A palavra remete ao exílio dos poetas e dos judeus e já foi chamada de “monopólio sentimental da língua portuguesa”. E é Mario de Sá-Carneiro, que tinha uma “alma nostálgica de além”, que concluiu: “Perdi-me dentro de mim/porque eu era labirinto,/e hoje, quando me sinto,/é com saudades de mim”. “A palavra é bem pequena/mas diz tanto de uma vez!.../por ela valeu a pena/inventar-se o português”, escreveu Bastos Tigre em 1935. Assim, a saudade é tão nossa que nenhuma outra língua a possui em seus léxicos. Em alguma delas, com outro nome, da origem grega – nostalgia, ou mesmo a melancolia, sentimento típico do exilado.

E nossos poetas que perpetraram sobre “a bendita dor que faz bem ao coração” numa vontade de lembrar querendo esquecer, ou de uma “saudade,/torrente de paixão,/emoção diferente,/que aniquila/a vida da gente,/uma dor que nem sei/de onde vem”, diz os versos de “Canção de Amor”, de Chocolate e Elano de Paula. Vamos agora abrir uma janela para associar saudade e música popular brasileira. A música, muitas vezes, neutraliza a passagem do tempo assim como a saudade que nos segue por toda a vida. E na poesia de Julia de Sá, “saudade é voz do passado, e tristeza do presente. Segue o tempo, lado a lado, a falar dentro da gente”. E a saudade permite transformar a perda em felicidade. “Choras sem compreenderes que a saudade, é um bem maior que a felicidade. Porque é a felicidade que ficou!”, dizia o poeta Manuel Bandeira. Através da saudade podemos lembrar da passagem do tempo.

A escritora Clarice Lispector em seu livro “A Descoberta do Mundo” escreveu: “Saudade é um pouco como fome. Só passa quando se come a presença. Mas às vezes a saudade é tão profunda que a presença é pouco: quer-se absorver a outra pessoa toda. Essa vontade de um ser o outro para uma unificação inteira é um dos sentimentos mais urgentes que se tem na vida”. “Quando eu olho para mim/dentro de mim tem você/quando eu olho pra você/por dentro sinto saudade/quando eu olho pra saudade/meus olhos vão desaguando...” canta Alceu Valença em “Quando eu Olho pra o Mar”.

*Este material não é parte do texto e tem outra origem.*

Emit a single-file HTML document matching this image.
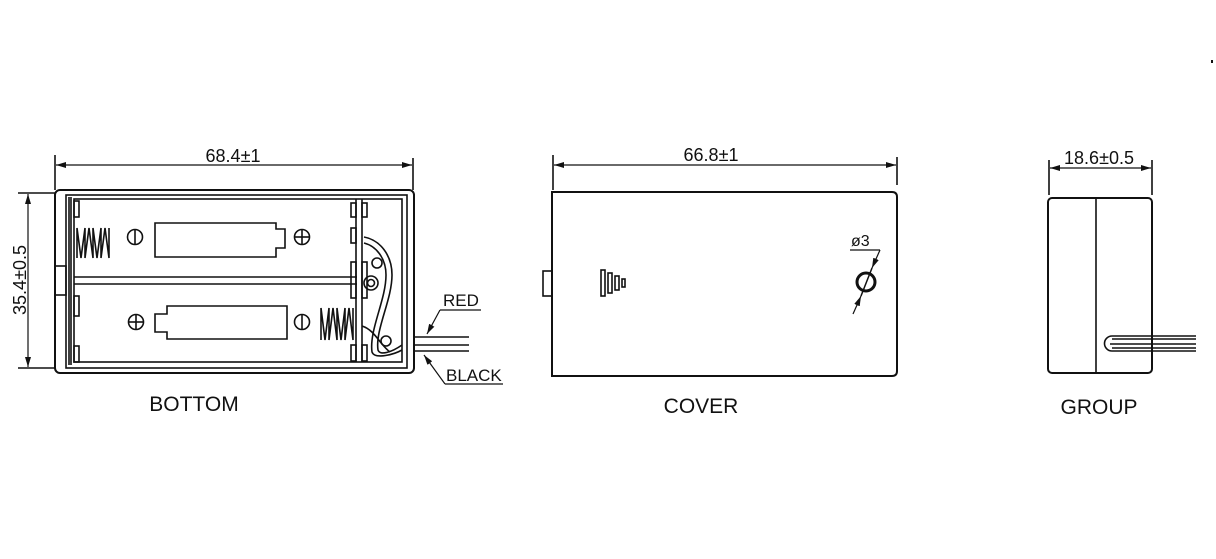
<!DOCTYPE html>
<html><head><meta charset="utf-8"><style>
html,body{margin:0;padding:0;background:#fff;width:1216px;height:559px;overflow:hidden}
text{font-family:"Liberation Sans",sans-serif;fill:#111}
</style></head><body>
<svg width="1216" height="559" viewBox="0 0 1216 559" xmlns="http://www.w3.org/2000/svg">
<defs><marker id="a" viewBox="0 0 10 6" refX="10" refY="3" markerWidth="10" markerHeight="6" orient="auto-start-reverse" markerUnits="userSpaceOnUse"><path d="M0,0L10,3L0,6z" fill="#111"/></marker></defs>
<g fill="none" stroke="#111" stroke-width="1.6">
<!-- BOTTOM -->
<line x1="55" y1="155" x2="55" y2="190"/><line x1="413" y1="158" x2="413" y2="190"/>
<line x1="56" y1="165" x2="412" y2="165" marker-start="url(#a)" marker-end="url(#a)" stroke-width="1.2"/>
<line x1="18" y1="193" x2="55" y2="193"/><line x1="18" y1="368" x2="55" y2="368"/>
<line x1="28" y1="194" x2="28" y2="367" marker-start="url(#a)" marker-end="url(#a)" stroke-width="1.2"/>
<rect x="55" y="190" width="359" height="183" rx="5" stroke-width="2"/>
<rect x="66" y="195" width="341" height="173"/>
<rect x="74" y="199" width="328" height="163"/>
<line x1="69" y1="197" x2="69" y2="365"/><line x1="71" y1="197" x2="71" y2="365"/>
<rect x="55" y="266" width="11" height="29"/>
<line x1="74" y1="277" x2="357" y2="277"/><line x1="74" y1="284" x2="357" y2="284"/>
<line x1="356" y1="199" x2="356" y2="362"/><line x1="362" y1="199" x2="362" y2="362"/>
<rect x="74" y="201" width="5" height="16"/><rect x="74" y="346" width="5" height="16"/><rect x="74" y="296" width="5" height="20"/>
<rect x="351" y="203" width="5" height="14"/><rect x="351" y="228" width="5" height="15"/><rect x="351" y="262" width="5" height="36"/><rect x="351" y="345" width="5" height="16"/>
<rect x="362" y="203" width="5" height="14"/><rect x="362" y="262" width="5" height="36"/><rect x="362" y="345" width="5" height="16"/>
<path d="M155,223H276V229H285V248H276V257H155Z"/>
<path d="M167,306H287V339H167V332H155V314H167Z"/>
<path d="M77,258V228L81,258L85,228V258L89,228L93,258V228L97,258L101,228V258L105,228L109,258V228"/>
<path d="M321,340V308L325,340L329,308V340L333,308L337,340V308L341,340L345,308V340L349,308L353,340V308"/>
<circle cx="135" cy="237" r="7.5"/><line x1="135" y1="230" x2="135" y2="244"/>
<circle cx="302" cy="237" r="7.5"/><line x1="302" y1="230" x2="302" y2="244"/><line x1="295" y1="237" x2="309" y2="237"/>
<circle cx="136" cy="322" r="7.5"/><line x1="136" y1="315" x2="136" y2="329"/><line x1="129" y1="322" x2="143" y2="322"/>
<circle cx="302" cy="322" r="7.5"/><line x1="302" y1="315" x2="302" y2="329"/>
<circle cx="377" cy="263" r="5"/><circle cx="371" cy="283" r="7"/><circle cx="371" cy="283" r="3.5"/><circle cx="386" cy="341" r="5"/>
<path d="M364,237C380,240 392,255 392,275C392,300 375,330 378,350C380,356 392,352 402,345"/>
<path d="M364,243C376,246 386,258 386,275C386,300 369,330 372,352C375,360 395,354 402,350"/>
<path d="M362,326C375,330 380,345 390,352"/>
<line x1="414" y1="337" x2="469" y2="337"/><line x1="414" y1="345" x2="469" y2="345"/><line x1="414" y1="351" x2="469" y2="351"/>
<line x1="440" y1="310" x2="481" y2="310" stroke-width="1.2"/><line x1="440" y1="310" x2="427" y2="334" stroke-width="1.2" marker-end="url(#a)"/>
<line x1="445" y1="384" x2="503" y2="384" stroke-width="1.2"/><line x1="445" y1="384" x2="424" y2="355" stroke-width="1.2" marker-end="url(#a)"/>
<!-- COVER -->
<line x1="553" y1="155" x2="553" y2="190"/><line x1="897" y1="157" x2="897" y2="185"/>
<line x1="554" y1="165" x2="896" y2="165" marker-start="url(#a)" marker-end="url(#a)" stroke-width="1.2"/>
<path d="M552,192H892Q897,192 897,197V371Q897,376 892,376H552Z" stroke-width="2"/>
<rect x="543" y="271" width="9" height="25"/>
<rect x="601" y="270" width="4" height="26"/><rect x="608" y="273" width="4" height="20"/><rect x="615" y="276" width="4" height="14"/><rect x="622" y="279" width="3" height="8"/>
<circle cx="866" cy="282" r="9" stroke-width="3"/>
<line x1="850" y1="250" x2="880" y2="250" stroke-width="1.2"/>
<line x1="880" y1="250" x2="872" y2="268" stroke-width="1.2" marker-end="url(#a)"/>
<line x1="853" y1="314" x2="861" y2="296" stroke-width="1.2" marker-end="url(#a)"/>
<line x1="872" y1="268" x2="861" y2="296" stroke-width="1.5"/>
<!-- GROUP -->
<line x1="1049" y1="160" x2="1049" y2="195"/><line x1="1152" y1="160" x2="1152" y2="195"/>
<line x1="1050" y1="168" x2="1151" y2="168" marker-start="url(#a)" marker-end="url(#a)" stroke-width="1.2"/>
<rect x="1048" y="198" width="104" height="175" rx="4" stroke-width="2"/>
<line x1="1096" y1="198" x2="1096" y2="373"/>
<path d="M1196,336H1112A7,7 0 0 0 1112,351H1196"/>
<line x1="1110" y1="344" x2="1196" y2="344"/><line x1="1112" y1="339" x2="1196" y2="339"/><line x1="1112" y1="348" x2="1196" y2="348"/>
</g>
<rect x="1211" y="60" width="2" height="3" fill="#111"/>
<text x="233" y="162" font-size="18" text-anchor="middle">68.4±1</text>
<text transform="translate(26,280) rotate(-90)" font-size="18" text-anchor="middle">35.4±0.5</text>
<text x="443" y="306" font-size="17">RED</text>
<text x="446" y="381" font-size="17">BLACK</text>
<text x="194" y="411" font-size="21" text-anchor="middle">BOTTOM</text>
<text x="711" y="161" font-size="18" text-anchor="middle">66.8±1</text>
<text x="851" y="246" font-size="16">ø3</text>
<text x="701" y="413" font-size="21" text-anchor="middle">COVER</text>
<text x="1099" y="164" font-size="18" text-anchor="middle">18.6±0.5</text>
<text x="1099" y="414" font-size="21" text-anchor="middle">GROUP</text>
</svg>
</body></html>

“Hoje me olhei no espelho/e senti ´sardade´ d´eu/daquele moço canteiro/repentista e violeiro./Hoje só resta o porão/pois a casa e a cumieira/destino fez bagaceira/e o vento jogou no chão...”. A música é “Baque do Coração” de Vevé Calazans e Bubuska na bela voz de Fafá de Belém. E quem não se lembra da canção “A Saudade Mata a Gente”, de João de Barro e Antônio de Almeida na voz de Nélson Gonçalves? Ou mesmo a “Saudade da Bahia” de Dorival Caymmi, a “Saudade de Amar” de Francis Hime e Vinícius de Moraes, ou a dramática “Nunca” de Lupicínio Rodrigues. O jeito agora é cantar a letra de Tom Jobim e Vinícius de Moraes: “Chega de Saudade”!.